» Task description:
Emit a verbatim copy of the lines below from the line with "Convert this chart to Plotly code." through the line with "Bureau of Labor", excluding pictures and everything outside that range.

---------------

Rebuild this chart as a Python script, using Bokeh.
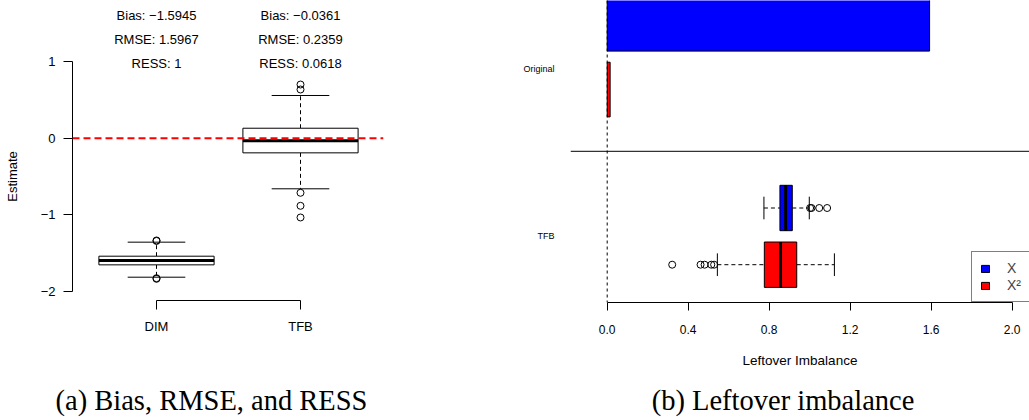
from bokeh.plotting import figure
from bokeh.models import (ColumnDataSource, FixedTicker, Range1d, Span,
                          Legend, LegendItem)
from bokeh.layouts import row, column
from bokeh.embed import file_html
from bokeh.resources import INLINE
from bokeh.core.properties import value

# ======================= DATA =======================
# (a) estimates by method (boxplot summaries)
est_methods = ["DIM", "TFB"]
est_whisker_low = [-1.813, -0.660]
est_q1 = [-1.652, -0.191]
est_median = [-1.595, -0.034]
est_q3 = [-1.539, 0.130]
est_whisker_high = [-1.356, 0.557]
est_outliers_dim = [-1.334, -1.340, -1.826, -1.834]
est_outliers_tfb = [0.700, 0.635, -0.712, -0.882, -1.034]
stat_bias = ["\u22121.5945", "\u22120.0361"]
stat_rmse = ["1.5967", "0.2359"]
stat_ress = ["1", "0.0618"]
true_effect = 0.0
est_ticks = [-2, -1, 0, 1]

# (b) leftover imbalance
imb_groups = ["Original", "TFB"]
imb_covariates = ["X", "X\u00b2"]
orig_imbalance = [1.592, 0.0145]          # X, X^2
tfb_whisker_low = [0.774, 0.544]
tfb_q1 = [0.853, 0.776]
tfb_median = [0.881, 0.856]
tfb_q3 = [0.914, 0.936]
tfb_whisker_high = [0.998, 1.122]
tfb_outliers = [[1.002, 1.009, 1.047, 1.086],
                [0.321, 0.461, 0.481, 0.514, 0.528]]
imb_ticks = [0.0, 0.4, 0.8, 1.2, 1.6, 2.0]

captions = ["(a) Bias, RMSE, and RESS", "(b) Leftover imbalance"]

# ======================= LAYOUT / STYLE =======================
SANS = "Liberation Sans"
SERIF = "Liberation Serif"
W_ALL, H_ALL = 1029, 420
W1 = 462
W2 = W_ALL - W1
H_TOP = 52           # stats strip above panel (a)
H_MAIN = 375         # height of the plotting row
H_CAP = H_ALL - H_MAIN
COLORS = ["#0000FF", "#FF0000"]
BOX_HALF, CAP_HALF = 0.4, 0.2

# panel (a): page-pixel geometry
A_L, A_R, A_T, A_B = 72, 383, 52, 300
def ax(px): return 1 + (px - 156.0) / 144.0
def ay(py): return (137.7 - py) / 76.67

# panel (b): page-pixel geometry
B_L, B_R, B_T, B_B = 570, 1029, 0, 302
def bx(px): return (px - 606.7) / 202.5
def by(py): return 1 + (264.2 - py) / 56.7


def bare(p):
    p.outline_line_color = None
    p.background_fill_color = "white"
    p.border_fill_color = "white"
    p.xgrid.grid_line_color = None
    p.ygrid.grid_line_color = None
    return p


def base_fig(w, h, xr, yr, ml, mr, mt, mb):
    p = bare(figure(width=w, height=h, x_range=xr, y_range=yr,
                    output_backend="svg", toolbar_location=None,
                    min_border_left=ml, min_border_right=mr,
                    min_border_top=mt, min_border_bottom=mb))
    for a in (p.xaxis[0], p.yaxis[0]):
        a.minor_tick_line_color = None
        a.major_tick_in = 0
        a.axis_line_color = "black"
        a.major_tick_line_color = "black"
        a.major_label_text_font = SANS
        a.major_label_text_color = "black"
        a.axis_label_text_font = SANS
        a.axis_label_text_font_style = "normal"
        a.axis_label_text_color = "black"
    return p

# ======================= PANEL (a) =======================
h1 = H_MAIN - H_TOP
p1 = base_fig(W1, h1, Range1d(ax(A_L), ax(A_R)), Range1d(ay(A_B), ay(A_T)),
              A_L, W1 - A_R, 0, h1 - (A_B - A_T))

pos = [1, 2]
src_a = ColumnDataSource(dict(
    pos=pos, lo=est_whisker_low, q1=est_q1, med=est_median, q3=est_q3,
    hi=est_whisker_high,
    bl=[x - BOX_HALF for x in pos], br=[x + BOX_HALF for x in pos],
    cl=[x - CAP_HALF for x in pos], cr=[x + CAP_HALF for x in pos]))

p1.segment(x0="pos", y0="q3", x1="pos", y1="hi", source=src_a,
           line_color="black", line_width=1, line_dash="4 3")
p1.segment(x0="pos", y0="q1", x1="pos", y1="lo", source=src_a,
           line_color="black", line_width=1, line_dash="4 3")
p1.segment(x0="cl", y0="hi", x1="cr", y1="hi", source=src_a,
           line_color="black", line_width=1)
p1.segment(x0="cl", y0="lo", x1="cr", y1="lo", source=src_a,
           line_color="black", line_width=1)
p1.quad(left="bl", right="br", bottom="q1", top="q3", source=src_a,
        fill_color="white", line_color="black", line_width=1)
p1.segment(x0="bl", y0="med", x1="br", y1="med", source=src_a,
           line_color="black", line_width=3)
p1.scatter([1] * len(est_outliers_dim) + [2] * len(est_outliers_tfb),
           est_outliers_dim + est_outliers_tfb, marker="circle", size=7,
           fill_color=None, line_color="black", line_width=1)

p1.add_layout(Span(location=true_effect, dimension="width", line_color="red",
                   line_width=2, line_dash="7 4"))

xa1 = p1.xaxis[0]
xa1.ticker = FixedTicker(ticks=pos)
xa1.major_label_overrides = {p: m for p, m in zip(pos, est_methods)}
xa1.bounds = (1, 2)
xa1.major_tick_out = 9
xa1.major_label_standoff = 9
xa1.major_label_text_font_size = "13px"

ya1 = p1.yaxis[0]
ya1.ticker = FixedTicker(ticks=est_ticks)
ya1.major_label_overrides = {t: str(t).replace("-", "\u2212") for t in est_ticks}
ya1.bounds = (-2, 1)
ya1.major_tick_out = 9
ya1.major_label_standoff = 8
ya1.major_label_text_font_size = "13px"
ya1.major_label_orientation = "horizontal"
ya1.axis_label = "Estimate"
ya1.axis_label_text_font_size = "13px"
ya1.axis_label_standoff = 18

# stats strip above panel (a), sharing its x scale
p1s = bare(figure(width=W1, height=H_TOP, x_range=p1.x_range,
                  y_range=Range1d(0, H_TOP), output_backend="svg",
                  toolbar_location=None, x_axis_type=None, y_axis_type=None,
                  min_border_left=A_L, min_border_right=W1 - A_R,
                  min_border_top=0, min_border_bottom=0))
stat_rows = [("Bias: ", stat_bias, 15.0), ("RMSE: ", stat_rmse, 39.3)]
for lab, vals, py in stat_rows:
    p1s.text(x=pos, y=[H_TOP - py] * 2, text=[lab + v for v in vals],
             text_font=value(SANS), text_font_size="13px",
             text_align="center", text_baseline="middle", text_color="black")
# the RESS row sits just inside panel (a)'s frame
p1.text(x=pos, y=[ay(62.7)] * 2, text=["RESS: " + v for v in stat_ress],
        text_font=value(SANS), text_font_size="13px",
        text_align="center", text_baseline="middle", text_color="black")

# ======================= PANEL (b) =======================
p2 = base_fig(W2, H_MAIN, Range1d(bx(B_L), bx(B_R)), Range1d(by(B_B), by(B_T)),
              B_L - W1, 0, 0, H_MAIN - (B_B - B_T))

tfb_rows = [2.0, 1.0]            # X above X^2
orig_rows = [5.249, 4.089]
orig_half = 0.482
group_ticks = [4.45, 1.5]

p2.quad(left=[0, 0], right=orig_imbalance,
        bottom=[r - orig_half for r in orig_rows],
        top=[r + orig_half for r in orig_rows],
        fill_color=COLORS, line_color="black", line_width=1)

box_renderers = []
for i in range(2):
    r = tfb_rows[i]
    s = ColumnDataSource(dict(lo=[tfb_whisker_low[i]], q1=[tfb_q1[i]],
                              med=[tfb_median[i]], q3=[tfb_q3[i]],
                              hi=[tfb_whisker_high[i]], y=[r],
                              bb=[r - BOX_HALF], bt=[r + BOX_HALF],
                              cb=[r - CAP_HALF], ct=[r + CAP_HALF]))
    p2.segment(x0="q3", y0="y", x1="hi", y1="y", source=s, line_color="black",
               line_width=1, line_dash="4 3")
    p2.segment(x0="lo", y0="y", x1="q1", y1="y", source=s, line_color="black",
               line_width=1, line_dash="4 3")
    p2.segment(x0="hi", y0="cb", x1="hi", y1="ct", source=s, line_color="black",
               line_width=1)
    p2.segment(x0="lo", y0="cb", x1="lo", y1="ct", source=s, line_color="black",
               line_width=1)
    rb = p2.quad(left="q1", right="q3", bottom="bb", top="bt", source=s,
                 fill_color=COLORS[i], line_color="black", line_width=1)
    box_renderers.append(rb)
    p2.segment(x0="med", y0="bb", x1="med", y1="bt", source=s,
               line_color="black", line_width=3)
    p2.scatter(tfb_outliers[i], [r] * len(tfb_outliers[i]), marker="circle",
               size=7, fill_color=None, line_color="black", line_width=1)

p2.add_layout(Span(location=0, dimension="height", line_color="black",
                   line_width=1, line_dash="3 3"))
p2.add_layout(Span(location=3.0, dimension="width", line_color="black",
                   line_width=1))

xa2 = p2.xaxis[0]
xa2.ticker = FixedTicker(ticks=imb_ticks)
xa2.major_label_overrides = {t: f"{t:.1f}" for t in imb_ticks}
xa2.bounds = (0, 2)
xa2.major_tick_out = 8
xa2.major_label_standoff = 14
xa2.major_label_text_font_size = "12px"
xa2.axis_label = "Leftover Imbalance"
xa2.axis_label_text_font_size = "13.5px"
xa2.axis_label_standoff = 16

ya2 = p2.yaxis[0]
ya2.ticker = FixedTicker(ticks=group_ticks)
ya2.major_label_overrides = {t: g for t, g in zip(group_ticks, imb_groups)}
ya2.axis_line_color = None
ya2.major_tick_line_color = None
ya2.major_tick_out = 0
ya2.major_label_standoff = 16
ya2.major_label_text_font_size = "9px"
ya2.major_label_orientation = "horizontal"

legend = Legend(items=[LegendItem(label=imb_covariates[i], renderers=[box_renderers[i]])
                       for i in range(2)],
                location=(971 - B_L, 0), orientation="vertical",
                border_line_color="black", border_line_width=1,
                background_fill_color="white", background_fill_alpha=1.0,
                padding=8, spacing=1, margin=0, glyph_width=10, glyph_height=9,
                label_height=12, label_width=30, label_standoff=17,
                label_text_font=SANS, label_text_font_size="14px")
p2.add_layout(legend)

# ======================= CAPTIONS =======================
pc = bare(figure(width=W_ALL, height=H_CAP, x_range=Range1d(0, W_ALL),
                 y_range=Range1d(0, H_CAP), output_backend="svg",
                 toolbar_location=None, x_axis_type=None, y_axis_type=None,
                 min_border_left=0, min_border_right=0,
                 min_border_top=0, min_border_bottom=0))
pc.text(x=[211, 782.5], y=[H_ALL - 400] * 2, text=captions,
        text_font=value(SERIF), text_font_size="28.5px", text_align="center",
        text_baseline="middle", text_color="black")

layout = column(row(column(p1s, p1), p2), pc)
open("out.html", "w").write(file_html(layout, INLINE))
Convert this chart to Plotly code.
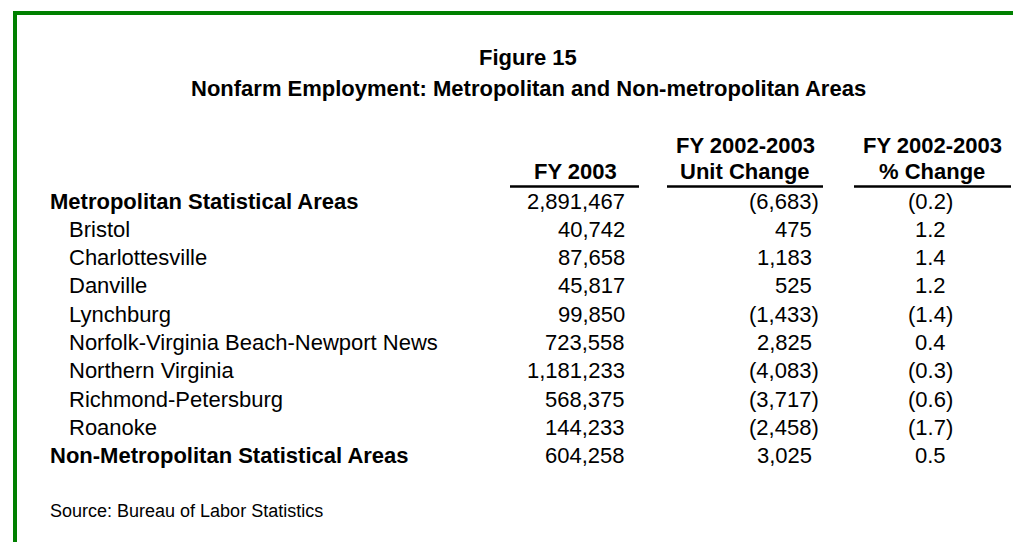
import plotly.graph_objects as go

# ---- data ----
title_lines = ["Figure 15", "Nonfarm Employment: Metropolitan and Non-metropolitan Areas"]
areas = ["Metropolitan Statistical Areas", "Bristol", "Charlottesville", "Danville", "Lynchburg",
         "Norfolk-Virginia Beach-Newport News", "Northern Virginia", "Richmond-Petersburg",
         "Roanoke", "Non-Metropolitan Statistical Areas"]
is_total = [True, False, False, False, False, False, False, False, False, True]
fy2003 = [2891467, 40742, 87658, 45817, 99850, 723558, 1181233, 568375, 144233, 604258]
unit_change = [-6683, 475, 1183, 525, -1433, 2825, -4083, -3717, -2458, 3025]
pct_change = [-0.2, 1.2, 1.4, 1.2, -1.4, 0.4, -0.3, -0.6, -1.7, 0.5]
col_headers = [["FY 2003"], ["FY 2002-2003", "Unit Change"], ["FY 2002-2003", "% Change"]]
source = "Source: Bureau of Labor Statistics"

# ---- layout constants ----
W, H = 1021, 542
FONT = "Arial, Liberation Sans, Helvetica, sans-serif"
FS = 22
title_y = [49, 80]
row_y0, row_dy = 193, 28.3
label_x_bold, label_x_ind = 40, 59
col_right = [619, 813, 947]          # right edge incl. closing paren
col_center = [567, 737, 924]
ul = [(502, 631), (659, 815), (846, 1003)]
ul_y = 178.5
hdr_y = [137, 163]

HIDDEN = '<span style="color:rgba(0,0,0,0)">)</span>'


def acct(v, fmt):
    s = format(abs(v), fmt)
    return f"({s})" if v < 0 else s + HIDDEN


fig = go.Figure()
ann = []

# title
for i, t in enumerate(title_lines):
    ann.append(dict(x=520, y=title_y[i], text=f"<b>{t}</b>", showarrow=False,
                    xanchor="center", yanchor="middle", font=dict(size=FS, family=FONT, color="black")))

# column headers
for c, lines in enumerate(col_headers):
    for k, t in enumerate(lines):
        y = hdr_y[1] if len(lines) == 1 else hdr_y[k]
        ann.append(dict(x=col_center[c], y=y, text=f"<b>{t}</b>", showarrow=False,
                        xanchor="center", yanchor="middle", font=dict(size=FS, family=FONT, color="black")))

# rows
for i, name in enumerate(areas):
    y = row_y0 + i * row_dy
    if is_total[i]:
        ann.append(dict(x=label_x_bold, y=y, text=f"<b>{name}</b>", showarrow=False,
                        xanchor="left", yanchor="middle", font=dict(size=FS, family=FONT, color="black")))
    else:
        ann.append(dict(x=label_x_ind, y=y, text=name, showarrow=False,
                        xanchor="left", yanchor="middle", font=dict(size=FS, family=FONT, color="black")))
    vals = [format(fy2003[i], ","), acct(unit_change[i], ","), acct(pct_change[i], ".1f")]
    for c, t in enumerate(vals):
        xr = col_right[c]
        ann.append(dict(x=xr, y=y, text=t, showarrow=False, xanchor="right", yanchor="middle",
                        font=dict(size=FS, family=FONT, color="black")))

# source
ann.append(dict(x=40, y=503, text=source, showarrow=False, xanchor="left", yanchor="middle",
                font=dict(size=18, family=FONT, color="black")))

shapes = []
for (x0, x1) in ul:
    shapes.append(dict(type="line", x0=x0, x1=x1, y0=ul_y, y1=ul_y, xref="x", yref="y",
                       line=dict(color="black", width=2.5)))
# green frame (top and left)
shapes.append(dict(type="line", x0=5, x1=W, y0=5, y1=5, xref="x", yref="y",
                   line=dict(color="#008000", width=4)))
shapes.append(dict(type="line", x0=7, x1=7, y0=3, y1=H, xref="x", yref="y",
                   line=dict(color="#008000", width=4)))

fig.update_layout(
    width=W, height=H, margin=dict(l=0, r=0, t=0, b=0),
    paper_bgcolor="white", plot_bgcolor="white",
    xaxis=dict(range=[0, W], visible=False, fixedrange=True),
    yaxis=dict(range=[H, 0], visible=False, fixedrange=True),
    annotations=ann, shapes=shapes, showlegend=False,
)
fig.write_html("out.html", config={"displayModeBar": False})
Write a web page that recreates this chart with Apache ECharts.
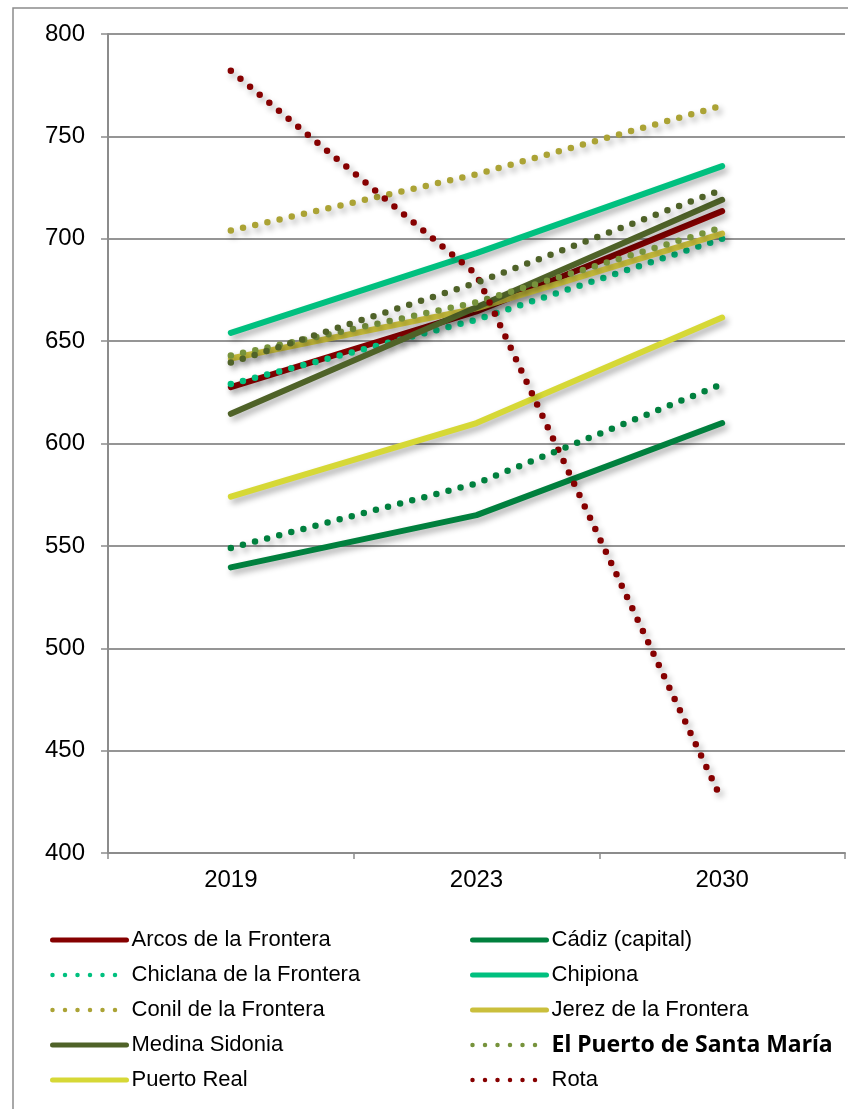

---------------

» Answer for this exercise:
Convert this chart to Plotly code.
import plotly.graph_objects as go

# ---- data ----
title_lines = ["Figure 15", "Nonfarm Employment: Metropolitan and Non-metropolitan Areas"]
areas = ["Metropolitan Statistical Areas", "Bristol", "Charlottesville", "Danville", "Lynchburg",
         "Norfolk-Virginia Beach-Newport News", "Northern Virginia", "Richmond-Petersburg",
         "Roanoke", "Non-Metropolitan Statistical Areas"]
is_total = [True, False, False, False, False, False, False, False, False, True]
fy2003 = [2891467, 40742, 87658, 45817, 99850, 723558, 1181233, 568375, 144233, 604258]
unit_change = [-6683, 475, 1183, 525, -1433, 2825, -4083, -3717, -2458, 3025]
pct_change = [-0.2, 1.2, 1.4, 1.2, -1.4, 0.4, -0.3, -0.6, -1.7, 0.5]
col_headers = [["FY 2003"], ["FY 2002-2003", "Unit Change"], ["FY 2002-2003", "% Change"]]
source = "Source: Bureau of Labor Statistics"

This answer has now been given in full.